Islam in America — an interview with Jane Smith
Recently, Jane Smith, the author of the second edition of Islam in America sat down with Paul Harvey of Religion in American History to discuss the book.
The second edition explores some of the changes that have occurred since 9/11, including shifting views of Islam in America and “the many ways in which Muslims have moved from the private to the public arena in America as they have tried to show that Islam is not a religion of violence.” She also discusses how Muslims have adapted their religion to American life. Despite the majority of Muslims living peacefully as Americans, Smith does worry that “that America itself has become a breeding ground for certain kinds of violent expressions of Islam” and that is “a development that should not be ignored.”
One of the final questions, Paul Harvey asks is about the future of Islam in America.

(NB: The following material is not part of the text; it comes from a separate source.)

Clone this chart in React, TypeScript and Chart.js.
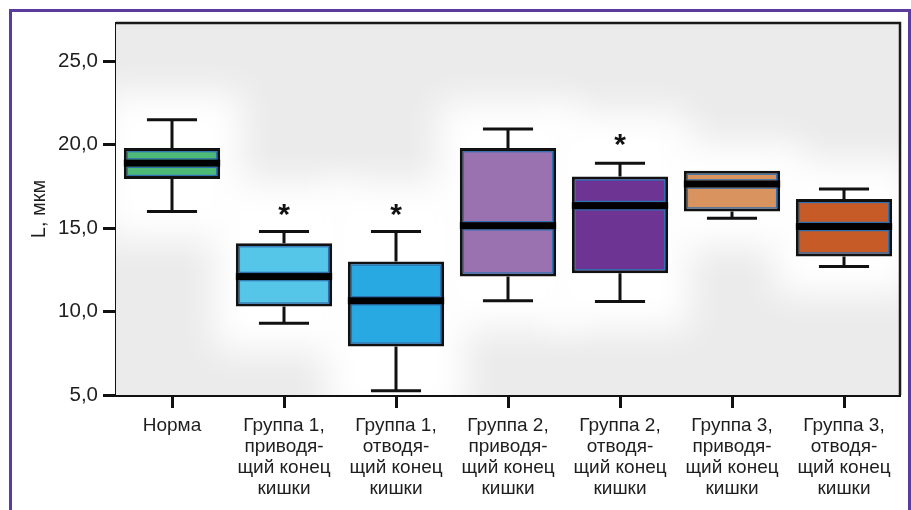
import React, { useEffect, useRef } from "react";
import { Chart, registerables } from "chart.js";

Chart.register(...registerables);

const CATEGORIES: string[][] = [
  ["Норма"],
  ["Группа 1,", "приводя-", "щий конец", "кишки"],
  ["Группа 1,", "отводя-", "щий конец", "кишки"],
  ["Группа 2,", "приводя-", "щий конец", "кишки"],
  ["Группа 2,", "отводя-", "щий конец", "кишки"],
  ["Группа 3,", "приводя-", "щий конец", "кишки"],
  ["Группа 3,", "отводя-", "щий конец", "кишки"],
];
const MIN_VALUES = [16.0, 9.3, 5.25, 10.65, 10.6, 15.6, 12.7];
const Q1_VALUES = [17.95, 10.3, 7.9, 12.1, 12.3, 16.0, 13.3];
const MEDIAN_VALUES = [18.9, 12.1, 10.65, 15.15, 16.35, 17.65, 15.1];
const Q3_VALUES = [19.8, 14.1, 13.0, 19.8, 18.1, 18.45, 16.75];
const MAX_VALUES = [21.5, 14.8, 14.8, 20.95, 18.9, 18.45, 17.35];
const MARK_VALUES: (number | null)[] = [null, 16.1, 16.1, null, 20.3, null, null];
const BOX_COLORS = ["#4dba78", "#55c5e8", "#29a9e1", "#9a72b0", "#6d3493", "#d8935e", "#c75b28"];
const Y_TICKS = [5, 10, 15, 20, 25];
const Y_MIN = 5;
const Y_MAX = 27.3;
const Y_TITLE = "L, мкм";

const FONT = "'Liberation Sans', Arial, sans-serif";

const boxPlugin = {
  id: "boxExtras",
  beforeDatasetsDraw(chart: any) {
    const { ctx, chartArea: a, scales } = chart;
    const y = scales.y;
    const meta = chart.getDatasetMeta(0);
    ctx.save();
    ctx.fillStyle = "#ebebeb";
    ctx.fillRect(a.left, a.top, a.right - a.left, a.bottom - a.top);
    ctx.beginPath();
    ctx.rect(a.left, a.top, a.right - a.left, a.bottom - a.top);
    ctx.clip();
    ctx.filter = "blur(18px)";
    ctx.fillStyle = "#ffffff";
    meta.data.forEach((bar: any, i: number) => {
      const w = bar.width;
      const topV = Math.max(MAX_VALUES[i], MARK_VALUES[i] ?? 0);
      const top = y.getPixelForValue(topV);
      const bottom = y.getPixelForValue(MIN_VALUES[i]);
      ctx.fillRect(bar.x - w / 2 - 22, top - 28, w + 44, bottom - top + 56);
    });
    ctx.restore();
  },
  afterDatasetsDraw(chart: any) {
    const { ctx, scales } = chart;
    const y = scales.y;
    const meta = chart.getDatasetMeta(0);
    ctx.save();
    meta.data.forEach((bar: any, i: number) => {
      const cx = bar.x;
      const w = bar.width;
      const l = cx - w / 2;
      const r = cx + w / 2;
      const pq1 = y.getPixelForValue(Q1_VALUES[i]);
      const pq3 = y.getPixelForValue(Q3_VALUES[i]);
      const pmed = y.getPixelForValue(MEDIAN_VALUES[i]);
      const pmin = y.getPixelForValue(MIN_VALUES[i]);
      const pmax = y.getPixelForValue(MAX_VALUES[i]);
      // inner blue outline
      ctx.strokeStyle = "#2f6fb0";
      ctx.lineWidth = 1.2;
      ctx.strokeRect(l + 3.6, pq3 + 3.6, w - 7.2, pq1 - pq3 - 7.2);
      // median with blue edges
      ctx.beginPath();
      ctx.moveTo(l + 3, pmed - 4.2);
      ctx.lineTo(r - 3, pmed - 4.2);
      ctx.moveTo(l + 3, pmed + 4.2);
      ctx.lineTo(r - 3, pmed + 4.2);
      ctx.stroke();
      ctx.fillStyle = "#000";
      ctx.fillRect(l, pmed - 3.5, w, 7);
      // whiskers
      ctx.strokeStyle = "#111";
      ctx.lineWidth = 3;
      const cap = w * 0.26;
      ctx.beginPath();
      if (pmax < pq3 - 0.5) {
        ctx.moveTo(cx, pq3);
        ctx.lineTo(cx, pmax);
        ctx.moveTo(cx - cap, pmax);
        ctx.lineTo(cx + cap, pmax);
      }
      if (pmin > pq1 + 0.5) {
        ctx.moveTo(cx, pq1);
        ctx.lineTo(cx, pmin);
        ctx.moveTo(cx - cap, pmin);
        ctx.lineTo(cx + cap, pmin);
      }
      ctx.stroke();
      // significance marks
      const mv = MARK_VALUES[i];
      if (mv !== null) {
        ctx.fillStyle = "#111";
        ctx.font = `bold 30px ${FONT}`;
        ctx.textAlign = "center";
        ctx.textBaseline = "alphabetic";
        const m = ctx.measureText("*");
        const py = y.getPixelForValue(mv);
        ctx.fillText("*", cx, py + (m.actualBoundingBoxAscent - m.actualBoundingBoxDescent) / 2);
      }
    });
    ctx.restore();
  },
  afterDraw(chart: any) {
    const { ctx, chartArea: a } = chart;
    ctx.save();
    ctx.strokeStyle = "#1a1a1a";
    ctx.lineWidth = 2.5;
    ctx.beginPath();
    ctx.moveTo(a.left, a.top);
    ctx.lineTo(a.right, a.top);
    ctx.lineTo(a.right, a.bottom);
    ctx.stroke();
    ctx.restore();
  },
};

export default function App() {
  const ref = useRef<HTMLCanvasElement | null>(null);
  useEffect(() => {
    if (!ref.current) return;
    const chart = new Chart(ref.current, {
      type: "bar",
      data: {
        labels: CATEGORIES,
        datasets: [
          {
            data: Q1_VALUES.map((q1, i) => [q1, Q3_VALUES[i]]) as any,
            backgroundColor: BOX_COLORS,
            borderColor: "#111",
            borderWidth: 3,
            borderSkipped: false,
            barPercentage: 0.86,
            categoryPercentage: 1,
          },
        ],
      },
      options: {
        responsive: false,
        animation: false,
        events: [],
        layout: { padding: { left: 0, top: 23, right: 11, bottom: 0 } },
        plugins: { legend: { display: false }, tooltip: { enabled: false }, title: { display: false } },
        scales: {
          x: {
            offset: true,
            grid: {
              offset: false,
              drawOnChartArea: false,
              drawTicks: true,
              tickLength: 13,
              tickWidth: 3,
              tickColor: "#111",
            },
            border: { display: true, color: "#111", width: 3 },
            ticks: {
              color: "#1e1e1e",
              font: { family: FONT, size: 19, lineHeight: "21px" } as any,
              padding: 7,
              maxRotation: 0,
              autoSkip: false,
            },
            afterFit: (s: any) => {
              s.height = 115;
            },
          },
          y: {
            min: Y_MIN,
            max: Y_MAX,
            grid: {
              drawOnChartArea: false,
              drawTicks: true,
              tickLength: 13,
              tickWidth: 3,
              tickColor: "#111",
            },
            border: { display: true, color: "#111", width: 3 },
            ticks: {
              color: "#1e1e1e",
              font: { family: FONT, size: 20.5 },
              padding: 5,
              callback: (v: any) => Number(v).toFixed(1).replace(".", ","),
            },
            afterBuildTicks: (s: any) => {
              s.ticks = Y_TICKS.map((v) => ({ value: v }));
            },
            afterFit: (s: any) => {
              s.width = 116;
            },
            title: {
              display: true,
              text: Y_TITLE,
              color: "#1e1e1e",
              font: { family: FONT, size: 20 },
              padding: { top: 27, bottom: 0 },
            },
          },
        },
      },
      plugins: [boxPlugin],
    });
    return () => chart.destroy();
  }, []);

  return (
    <div style={{ position: "fixed", left: 0, top: 0, width: 911, height: 510, overflow: "hidden", background: "#fff" }}>
      <canvas ref={ref} width={911} height={510} style={{ position: "absolute", left: 0, top: 0, width: 911, height: 510 }} />
      <div
        style={{
          position: "absolute",
          left: 9,
          top: 9,
          width: 896,
          height: 540,
          border: "3px solid #5b3b9c",
          pointerEvents: "none",
        }}
      />
    </div>
  );
}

Smith responds:
Most indicators are that Islam will continue to grow in American soil, though not at the rate sometimes projected. Factors such as immigration, revitalization of urban communities, and conversion will certainly play a role. Demonization of Islam most probably will continue as a result of many different factors, including the politics of fear. But I don’t see that fear-mongering will threaten the continued existence, and growth, of the religion here. Efforts currently being put forth by many American Muslims to demonstrate their commitment to being full members of American society, with pride in their country, are paying off in terms of greater understanding and acceptance of the faith despite isolated threats. Americans in general struggle with what it means to be a multi-faith society, and Muslims struggle to define what a distinctive American Islam might really look like. But it seems clear that Islam is here to stay, and that “Blessed Ramadan” will probably come to sound as familiar as “Merry Christmas” and “Happy Hanukkah.”